With Scott’s playmaking ability and speed off the edge, his ceiling is that of a team sack leader and all-conference selection, and I don’t think that’s hyperbole. With the way Jim Knowles likes to draw up blitzes and get after opposing QBs — and with the depth in the Cowboys secondary — Scott should be able to pin his ears back and attack plenty this year.

On the other hand, it’s always possible that Scott gets beat out for a starting spot. Last we heard he is still sharing reps with redshirt sophomore Brock Martin. With a limited sample size to go on, it’s hard to know for sure how Scott (or Martin) will react to the increased workload. Starter or not, there will be reps to be had. The question will be who makes the most of their’s. I have a feeling they’ll both do just fine.


During the spring, Martin indicated that it was tight competition between the two and even seemed to expect the competition to go all through fall camp and spill over into the season opener.

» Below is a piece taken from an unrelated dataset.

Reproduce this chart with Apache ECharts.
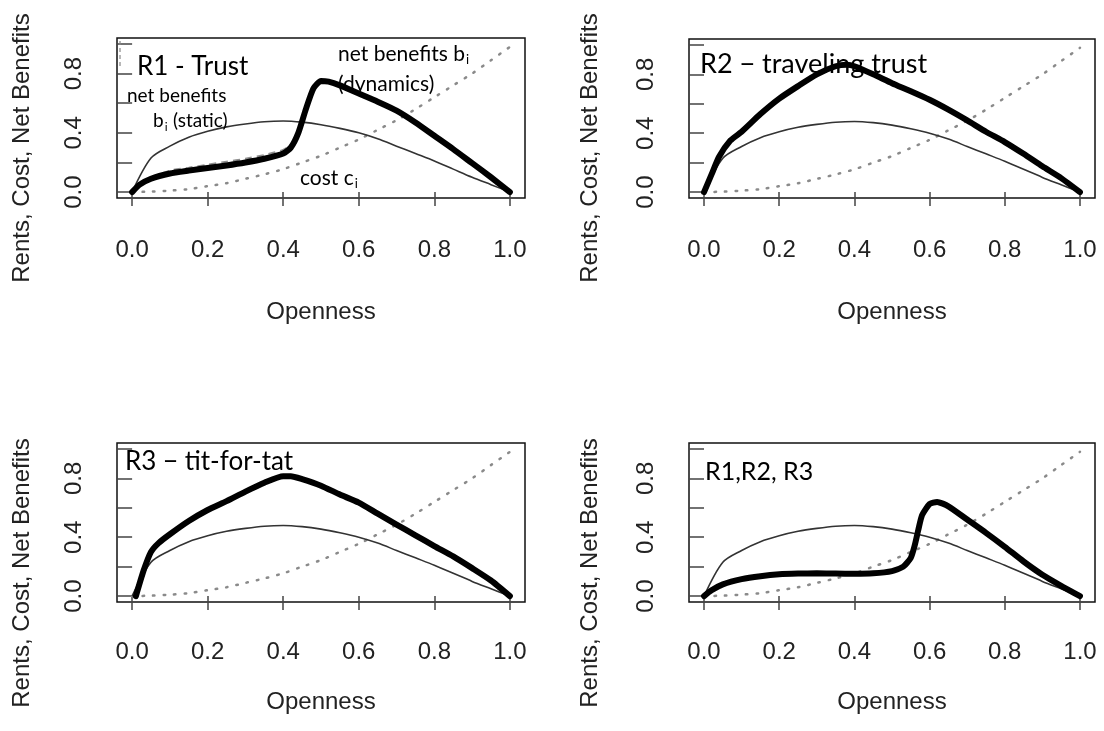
<!DOCTYPE html>
<html>
<head>
<meta charset="utf-8">
<script src="https://cdn.jsdelivr.net/npm/echarts@6/dist/echarts.min.js"></script>
<style>
  html, body { margin: 0; padding: 0; background: #ffffff; }
  #chart { width: 1104px; height: 731px; }
</style>
</head>
<body>
<div id="chart"></div>
<script>
// Openness grid shared by the static benefit and cost curves
const openness = [0, 0.05, 0.1, 0.15, 0.2, 0.25, 0.3, 0.35, 0.4, 0.45, 0.5,
                  0.55, 0.6, 0.65, 0.7, 0.75, 0.8, 0.85, 0.9, 0.95, 1.0];
// static net benefits b_i (thin solid line)
const staticBenefit = [0, 0.23, 0.31, 0.37, 0.41, 0.44, 0.46, 0.475, 0.48, 0.472, 0.455,
                       0.43, 0.40, 0.36, 0.31, 0.26, 0.21, 0.155, 0.10, 0.05, 0];
// cost c_i (dotted line)
const cost = [0, 0.003, 0.01, 0.02, 0.04, 0.06, 0.09, 0.12, 0.155, 0.2, 0.245,
              0.3, 0.355, 0.42, 0.485, 0.56, 0.64, 0.72, 0.80, 0.89, 0.98];

// R1 - Trust: dynamic net benefits
const r1X = [0, 0.02, 0.05, 0.1, 0.15, 0.2, 0.25, 0.3, 0.35, 0.4, 0.42, 0.44, 0.46, 0.48, 0.5,
             0.52, 0.55, 0.6, 0.65, 0.7, 0.75, 0.8, 0.85, 0.9, 0.95, 1.0];
const r1Y = [0, 0.05, 0.09, 0.125, 0.145, 0.163, 0.18, 0.20, 0.225, 0.26, 0.30, 0.40, 0.56, 0.70, 0.75,
             0.745, 0.72, 0.665, 0.61, 0.55, 0.47, 0.38, 0.29, 0.195, 0.10, 0];
// R1 - Trust: dashed companion curve
const r1DashX = [0.05, 0.1, 0.15, 0.2, 0.25, 0.3, 0.35, 0.4, 0.43, 0.45, 0.47, 0.49];
const r1DashY = [0.10, 0.145, 0.165, 0.185, 0.205, 0.225, 0.25, 0.285, 0.34, 0.46, 0.62, 0.73];

// R2 - traveling trust
const r2X = [0, 0.02, 0.04, 0.07, 0.1, 0.15, 0.2, 0.25, 0.3, 0.35, 0.38, 0.4, 0.45, 0.5,
             0.55, 0.6, 0.65, 0.7, 0.75, 0.8, 0.85, 0.9, 0.95, 1.0];
const r2Y = [0, 0.12, 0.24, 0.35, 0.41, 0.53, 0.635, 0.72, 0.80, 0.855, 0.865, 0.855, 0.80, 0.74,
             0.685, 0.627, 0.56, 0.487, 0.41, 0.34, 0.26, 0.175, 0.095, 0];

// R3 - tit-for-tat
const r3X = [0.01, 0.03, 0.05, 0.07, 0.1, 0.15, 0.2, 0.25, 0.3, 0.35, 0.4, 0.42, 0.45, 0.5,
             0.55, 0.6, 0.65, 0.7, 0.75, 0.8, 0.85, 0.9, 0.95, 1.0];
const r3Y = [0, 0.17, 0.30, 0.36, 0.42, 0.51, 0.585, 0.645, 0.71, 0.77, 0.815, 0.815, 0.795, 0.75,
             0.69, 0.635, 0.56, 0.486, 0.413, 0.34, 0.27, 0.19, 0.106, 0];

// R1, R2, R3 combined
const r123X = [0, 0.02, 0.05, 0.1, 0.15, 0.2, 0.25, 0.3, 0.35, 0.4, 0.45, 0.5, 0.53, 0.55, 0.56,
               0.57, 0.58, 0.6, 0.62, 0.65, 0.7, 0.75, 0.8, 0.85, 0.9, 0.95, 1.0];
const r123Y = [0, 0.04, 0.08, 0.115, 0.135, 0.148, 0.153, 0.155, 0.153, 0.152, 0.155, 0.17, 0.20, 0.26, 0.34,
               0.45, 0.55, 0.625, 0.64, 0.61, 0.52, 0.43, 0.335, 0.235, 0.145, 0.07, 0];

// axis ticks and labels
const xTicks = [0, 0.2, 0.4, 0.6, 0.8, 1.0];
const yTicks = [0, 0.2, 0.4, 0.6, 0.8, 1.0];
const yTickLabels = [0, 0.4, 0.8];
const xTitle = 'Openness';
const yTitle = 'Rents, Cost, Net Benefits';

const pairs = (xs, ys) => xs.map((x, i) => [x, ys[i]]);

const AXIS_FONT = '"Liberation Sans", Arial, Helvetica, sans-serif';
const NOTE_FONT = 'Lato, "Open Sans", sans-serif';

// plot boxes: [left, top, width, height]
const boxes = [
  [117, 38, 408, 160],
  [689, 39, 406, 159],
  [117, 443, 408, 159],
  [689, 443, 406, 159]
];
const labelMargins = [40, 40, 38, 38];
const nameGaps = [102, 102, 88, 88];

const grids = boxes.map(b => ({
  left: b[0], top: b[1], width: b[2], height: b[3],
  show: true, borderColor: '#111', borderWidth: 1.5, backgroundColor: 'transparent'
}));

const xAxes = boxes.map((b, i) => ({
  type: 'value', gridIndex: i, min: -0.04, max: 1.04,
  axisLine: { show: false },
  splitLine: { show: false },
  axisTick: { show: true, customValues: xTicks, length: 14, lineStyle: { color: '#444', width: 1.5 } },
  axisLabel: {
    customValues: xTicks, formatter: v => v.toFixed(1),
    fontFamily: AXIS_FONT, fontSize: 24, color: '#222', margin: labelMargins[i]
  },
  name: xTitle, nameLocation: 'middle', nameGap: nameGaps[i],
  nameTextStyle: { fontFamily: AXIS_FONT, fontSize: 24, color: '#222' }
}));

const yAxes = boxes.map((b, i) => ({
  type: 'value', gridIndex: i, min: -0.04, max: 1.04,
  axisLine: { show: false },
  splitLine: { show: false },
  axisTick: { show: true, customValues: yTicks, length: 15, lineStyle: { color: '#444', width: 1.5 } },
  axisLabel: {
    customValues: yTickLabels, formatter: v => v.toFixed(1), rotate: 90,
    fontFamily: AXIS_FONT, fontSize: 24, color: '#222', margin: 31
  }
}));

const panels = [r1X, r2X, r3X, r123X].map((xs, i) => [xs, [r1Y, r2Y, r3Y, r123Y][i]]);

const series = [];
panels.forEach((p, i) => {
  series.push({
    type: 'line', xAxisIndex: i, yAxisIndex: i, data: pairs(openness, cost),
    showSymbol: false, silent: true, smooth: 0.3,
    lineStyle: { color: '#8a8a8a', width: 2.5, type: [1.5, 9], cap: 'round' }
  });
  series.push({
    type: 'line', xAxisIndex: i, yAxisIndex: i, data: pairs(openness, staticBenefit),
    showSymbol: false, silent: true, smooth: 0.3,
    lineStyle: { color: '#333', width: 1.6 }
  });
  if (i === 0) {
    series.push({
      type: 'line', xAxisIndex: 0, yAxisIndex: 0, data: pairs(r1DashX, r1DashY),
      showSymbol: false, silent: true, smooth: 0.2,
      lineStyle: { color: '#8f8f8f', width: 2, type: [7, 5] }
    });
  }
  series.push({
    type: 'line', xAxisIndex: i, yAxisIndex: i, data: pairs(p[0], p[1]),
    showSymbol: false, silent: true, smooth: 0.2,
    lineStyle: { color: '#000', width: 6, cap: 'round', join: 'round' }
  });
});

// width of a string in a given font, used to place subscripts
const measureCtx = document.createElement('canvas').getContext('2d');
const textWidth = (text, font) => { measureCtx.font = font; return measureCtx.measureText(text).width; };

// text helper for annotations
const note = (text, x, y, size) => ({
  type: 'text', x: x, y: y, z: 100,
  style: { text: text, font: size + 'px ' + NOTE_FONT, fill: '#000',
           textAlign: 'left', textVerticalAlign: 'middle' }
});
// main text followed by a small lowered "i"
const noteSub = (text, x, y, size) => {
  const w = textWidth(text, size + 'px ' + NOTE_FONT);
  return [note(text, x, y, size), note('i', x + w + 1, y + size * 0.3, Math.round(size * 0.62))];
};

const yTitleAt = (x, y) => ({
  type: 'text', x: x, y: y, rotation: Math.PI / 2,
  style: { text: yTitle, font: '24px ' + AXIS_FONT, fill: '#222', textAlign: 'center', textVerticalAlign: 'middle' }
});

const graphics = [
  yTitleAt(22, 148), yTitleAt(590, 148), yTitleAt(22, 573), yTitleAt(590, 573),

  // R1 panel notes
  note('R1 - Trust', 137, 67, 26),
  note('net benefits', 127, 96, 19),
  ...noteSub('b', 153, 121, 19),
  note('(static)', 173, 121, 19),
  ...noteSub('net benefits b', 338, 54, 21),
  note('(dynamics)', 338, 84, 21),
  ...noteSub('cost c', 300, 178, 21),

  // other panels
  note('R2 \u2212 traveling trust', 700, 64, 27),
  note('R3 \u2212 tit-for-tat', 125, 462, 26),
  note('R1,R2, R3', 705, 472, 25),

  // short dashed stub along the left edge of the first box
  { type: 'line', z: 50, shape: { x1: 120, y1: 41, x2: 120, y2: 68 },
    style: { stroke: '#888', lineWidth: 1.2, lineDash: [4, 3] } }
];

const chart = echarts.init(document.getElementById('chart'), null, { renderer: 'canvas' });
chart.setOption({
  animation: false,
  backgroundColor: '#ffffff',
  grid: grids,
  xAxis: xAxes,
  yAxis: yAxes,
  series: series,
  graphic: graphics
});
</script>
</body>
</html>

“Mike’s been doing great this spring,” Martin said. “I think we’ll probably split reps. For the next couple of weeks of spring ball, we’ve been splitting reps. [In] fall camp we’ll probably do the same thing and first game of the season I guess we’ll see where we’re at.”

But competition breeds success more times that not. Even if the Cowboys don’t have a bonafide star coming in to fill that void left by Jordan Brailford, having a dynamic duo of playmakers that you can rotate in and out might be almost as good.

Knowles spoke with reserved optimism about the pair this spring.

“I think we can be dynamic with Brock Martin and Mike Scott kind of taking over for Jordan (Brailford),” said Knowles. “I think those two guys together will be dynamic, and (we have) a lot of good young players coming up inside, but they’re going to have to prove themselves.”

Wherever he ends up on the depth chart, look for Mike Scott to have a big role on Jim Knowles’ defense as it adjusts to the post-Jordan Brailford era.